2. Appellant enumerates as error the giving of a jury charge on the avoidance doctrine. See OCGA § 51-11-7; Parham v. Roach, 131 Ga. App. 728, 734-35 (4) (206 SE2d 686) (1974). Since the jury returned a verdict which awarded damages to appellant, it is clear that it did not apply this doctrine. Accordingly, even if erroneous, the giving of the charge was harmless. Jernigan v. Carmichael, 145 Ga. App. 560, 561 (2) (244 SE2d 92) (1978). See generally Maloy v. Dixon, 127 Ga. App. 151 (2b) (193 SE2d 19) (1972); Butler v. Anderson, 163 Ga. App. 547 (2) (295 SE2d 216) (1982).

3. The trial court’s refusal to grant appellant’s motion for new trial based on alleged juror misconduct is enumerated as error.

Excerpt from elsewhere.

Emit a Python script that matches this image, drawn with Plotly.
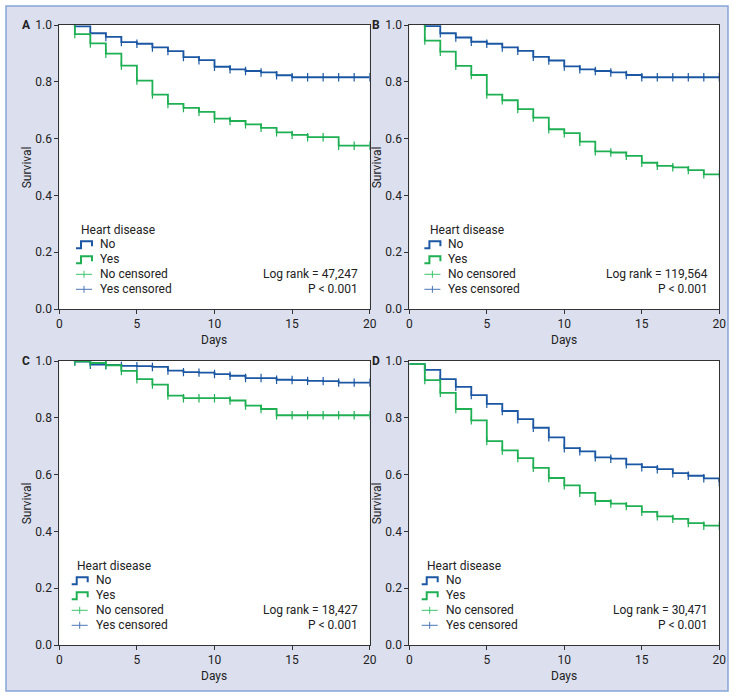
import plotly.graph_objects as go

# ---------------- data ----------------
days = list(range(1, 21))
x_ticks = [0, 5, 10, 15, 20]
y_ticks = [0.0, 0.2, 0.4, 0.6, 0.8, 1.0]
panel_letters = ["A", "B", "C", "D"]
log_ranks = ["47,247", "119,564", "18,427", "30,471"]
p_text = "P < 0.001"

# start point of each curve (day, survival)
start_day = [1, 1, 1, 0]
start_surv = [1.0, 1.0, 1.0, 0.989]

a_no = [0.995, 0.971, 0.958, 0.940, 0.934, 0.921, 0.908, 0.887, 0.876, 0.853,
        0.844, 0.838, 0.833, 0.823, 0.816, 0.816, 0.816, 0.816, 0.816, 0.816]
a_yes = [0.968, 0.935, 0.899, 0.857, 0.804, 0.755, 0.722, 0.708, 0.694, 0.670,
         0.662, 0.650, 0.638, 0.622, 0.613, 0.605, 0.605, 0.575, 0.575, 0.575]
b_no = [0.996, 0.971, 0.956, 0.941, 0.934, 0.921, 0.909, 0.888, 0.875, 0.854,
        0.844, 0.838, 0.833, 0.824, 0.816, 0.816, 0.816, 0.816, 0.816, 0.816]
b_yes = [0.945, 0.906, 0.856, 0.824, 0.755, 0.735, 0.704, 0.674, 0.633, 0.619,
         0.589, 0.555, 0.551, 0.539, 0.515, 0.504, 0.499, 0.489, 0.474, 0.474]
c_no = [0.998, 0.987, 0.986, 0.983, 0.982, 0.979, 0.966, 0.961, 0.959, 0.954,
        0.948, 0.940, 0.940, 0.934, 0.933, 0.930, 0.929, 0.924, 0.924, 0.924]
c_yes = [0.999, 0.993, 0.985, 0.965, 0.936, 0.917, 0.878, 0.869, 0.869, 0.869,
         0.861, 0.843, 0.831, 0.809, 0.809, 0.809, 0.809, 0.809, 0.809, 0.809]
d_no = [0.969, 0.936, 0.909, 0.880, 0.849, 0.824, 0.795, 0.765, 0.731, 0.693,
        0.682, 0.661, 0.656, 0.636, 0.626, 0.619, 0.605, 0.596, 0.587, 0.573]
d_yes = [0.933, 0.888, 0.831, 0.791, 0.718, 0.685, 0.658, 0.624, 0.588, 0.562,
         0.536, 0.507, 0.498, 0.489, 0.469, 0.453, 0.444, 0.429, 0.420, 0.420]

no_series = [a_no, b_no, c_no, d_no]
yes_series = [a_yes, b_yes, c_yes, d_yes]

# ---------------- style ----------------
W, H = 736, 698
BLUE = "#1b57a3"
GREEN = "#1eb053"
BLUE_L = "#4a76b8"
GREEN_L = "#3cc46c"
FONT = "Roboto, Liberation Sans, sans-serif"
FS = 12
TXT = "#222222"
LAV = "#dcdfee"

# plot boxes in pixels: (left, right, top, bottom)
boxes = [
    (59.3, 369.7, 25, 309),
    (409.3, 719.3, 25, 309),
    (59.3, 369.7, 361, 645),
    (409.3, 719.3, 361, 645),
]
legend_off = [20, 18.4, 15.7, 15.7]


def px(x):
    return x / W


def py(y):
    return 1 - y / H


def txt(x, y, s, anchor="center", angle=0, size=FS):
    return dict(x=px(x), y=py(y), xref="paper", yref="paper", text=s,
                showarrow=False, textangle=angle,
                font=dict(family=FONT, size=size, color=TXT),
                xanchor=anchor, yanchor="middle")


fig = go.Figure()
layout = dict()
shapes = []
annotations = []

for i in range(4):
    ax = "" if i == 0 else str(i + 1)
    xa, ya = "x" + ax, "y" + ax
    l, r, t, b = boxes[i]
    # curves
    for vals, col in ((no_series[i], BLUE), (yes_series[i], GREEN)):
        fig.add_trace(go.Scatter(
            x=[start_day[i]] + days, y=[start_surv[i]] + vals,
            mode="lines", line=dict(color=col, width=1.8, shape="hv"),
            xaxis=xa, yaxis=ya, showlegend=False, hoverinfo="skip"))
        fig.add_trace(go.Scatter(
            x=days, y=vals, mode="markers",
            marker=dict(symbol="line-ns", size=6, line=dict(color=col, width=1.2)),
            xaxis=xa, yaxis=ya, showlegend=False, hoverinfo="skip"))

    common = dict(showline=True, linecolor="#333333", linewidth=1, mirror=True,
                  ticks="outside", ticklen=4, tickcolor="#333333", tickwidth=1,
                  showgrid=False, zeroline=False, automargin=False,
                  tickfont=dict(family=FONT, size=FS, color=TXT))
    layout["xaxis" + ax] = dict(common, domain=[px(l), px(r)], range=[0, 20],
                                tickvals=x_ticks, anchor=ya)
    layout["yaxis" + ax] = dict(common, domain=[py(b), py(t)], range=[0, 1],
                                tickvals=y_ticks, tickformat=".1f", anchor=xa)

    # panel letter
    annotations.append(txt(l - 33, t, "<b>%s</b>" % panel_letters[i], size=12))
    # axis titles
    annotations.append(txt(l - 32, (t + b) / 2, "Survival", angle=-90))
    annotations.append(txt((l + r) / 2, b + 31, "Days"))

    # legend
    o = l + legend_off[i]
    annotations.append(txt(o, b - 79, "Heart disease", anchor="left"))
    labels = ["No", "Yes", "No censored", "Yes censored"]
    for k, lab in enumerate(labels):
        yc = b - 64.7 + 15 * k
        annotations.append(txt(o + 18.5, yc, lab, anchor="left"))
        x0s, x1s = o - 3.3, o + 12.7
        if k < 2:
            col = BLUE if k == 0 else GREEN
            path = "M %f,%f L %f,%f L %f,%f L %f,%f L %f,%f" % (
                px(x0s), py(yc + 4), px(x0s + 5), py(yc + 4), px(x0s + 5), py(yc - 3),
                px(x1s), py(yc - 3), px(x1s), py(yc + 2))
            shapes.append(dict(type="path", path=path, xref="paper", yref="paper",
                               line=dict(color=col, width=2)))
        else:
            col = GREEN_L if k == 2 else BLUE_L
            shapes.append(dict(type="line", xref="paper", yref="paper",
                               x0=px(x0s), x1=px(x1s), y0=py(yc), y1=py(yc),
                               line=dict(color=col, width=1)))
            xm = (x0s + x1s) / 2
            shapes.append(dict(type="line", xref="paper", yref="paper",
                               x0=px(xm), x1=px(xm), y0=py(yc - 3.5), y1=py(yc + 3.5),
                               line=dict(color=col, width=1)))
    # log rank text
    annotations.append(txt(r - 9.5, b - 34.7, "Log rank = %s" % log_ranks[i], anchor="right"))
    annotations.append(txt(r - 9.5, b - 19.7, p_text, anchor="right"))

# white surroundings outside the lavender frame
for (x0, x1, y0, y1) in ((0, 6, 0, H), (728, W, 0, H), (0, W, 0, 6), (0, W, 691, H)):
    shapes.append(dict(type="rect", xref="paper", yref="paper",
                       x0=px(x0), x1=px(x1), y0=py(y1), y1=py(y0),
                       fillcolor="white", line=dict(width=0)))
# frame border
shapes.append(dict(type="rect", xref="paper", yref="paper",
                   x0=px(6), x1=px(728), y0=py(691), y1=py(6),
                   fillcolor="rgba(0,0,0,0)", line=dict(color="#86a6d8", width=1.5)))

fig.update_layout(
    width=W, height=H, margin=dict(l=0, r=0, t=0, b=0),
    paper_bgcolor=LAV, plot_bgcolor="white",
    font=dict(family=FONT, size=FS, color=TXT),
    shapes=shapes, annotations=annotations, showlegend=False, **layout)

fig.write_html("out.html", config={"displayModeBar": False},
               post_script="document.body.style.margin='0';document.body.style.padding='0';")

One instance of asserted misconduct concerns a juror who was allegedly sleeping through essential testimony. The record shows that appellant’s counsel was aware of the juror’s conduct and brought it to the attention of the trial court. The record does not, however, show that any motion for mistrial, objection, or request for curative action was ever made. “A party can not during the trial ignore what he thinks to be an injustice, take his chance on a favorable verdict and complain later. [Cits.]” Joyner v. State, 208 Ga. 435, 438 (2) (67 SE2d 221) (1951).

In another instance, a juror allegedly discussed the case with a third party while the trial was still in progress. The only evidence of the existence of such a conversation is in the form of an affidavit of one who claimed to have heard a juror discuss the case over the telephone. The affiant did not listen to the juror’s conversation and did not know what was said. Appellant has not shown any harm or prejudice resulting from the juror’s alleged actions. Absent such a showing, we cannot say that the trial court abused its discretion in denying appellant’s motion for new trial. Smith v. Blackshear, 127 Ga. App. 610 (194 SE2d 519) (1972); Bi-Lo, Inc. v. Stanciel, 148 Ga. App. 614 (251 SE2d 834) (1979).

Judgment affirmed.

Banke, P. J., and Benham, J., concur. *606Decided June 25, 1987 Rehearing denied July 9, 1987 L. Z. Dozier, for appellant. Mary Mendel Katz, for appellee.